JUNEAU: We’re Going To Borrow From Rabelais’ Will

Most Americans are believers in a social safety net that insures that basic necessities are there for those who are truly in need. Caring for the less fortunate is part of the basic fabric of American culture. Striving for self-sufficiency is also part of that culture. The American ethos revolves in part around the concepts of giving a helping hand to those who need it when they need it but not creating a permanent dependency on government within society.

There was much caterwauling in the recent elections about safety nets, dependency, inequality, debt, deficits, and the unsustainable trajectory of federal spending. The election is over and while our government raised taxes somewhat on high-income earners, they did nothing about really addressing the runaway spending problem.

The Heritage Foundation recently released a report about the skyrocketing growth of federal government assistance programs and the impact that has on the federal debt. The report notes that the number of recipients of government assistance grew from 94 million in 2000 to 128 million in 2011. Undoubtedly, the number is higher today.

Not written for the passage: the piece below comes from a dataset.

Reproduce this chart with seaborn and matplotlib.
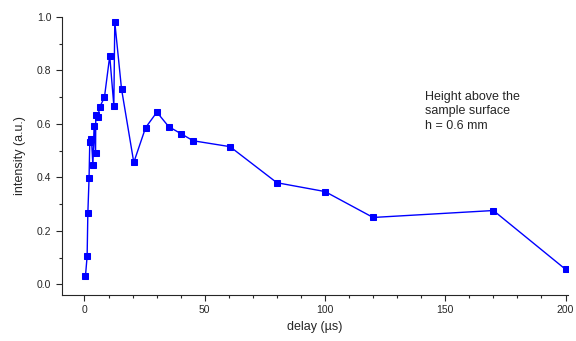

The growth of the number of Americans in assistance programs is not just keeping pace with overall population growth, that growth is exceeding the pace. The number of recipients is 68 percent higher than it was in 1988 while population growth increased only 27 percent during that period. Unfortunately, the problem doesn’t merely center on growth in the participation rate in the programs. There is also a problem with the increase in per person spending. According to The Heritage Foundation’s Index of Dependence on Government, between 1988 and 2011 federal assistance program spending increased by 180 percent compared to a 62 percent enrollment growth rate and a 27 percent increase in population.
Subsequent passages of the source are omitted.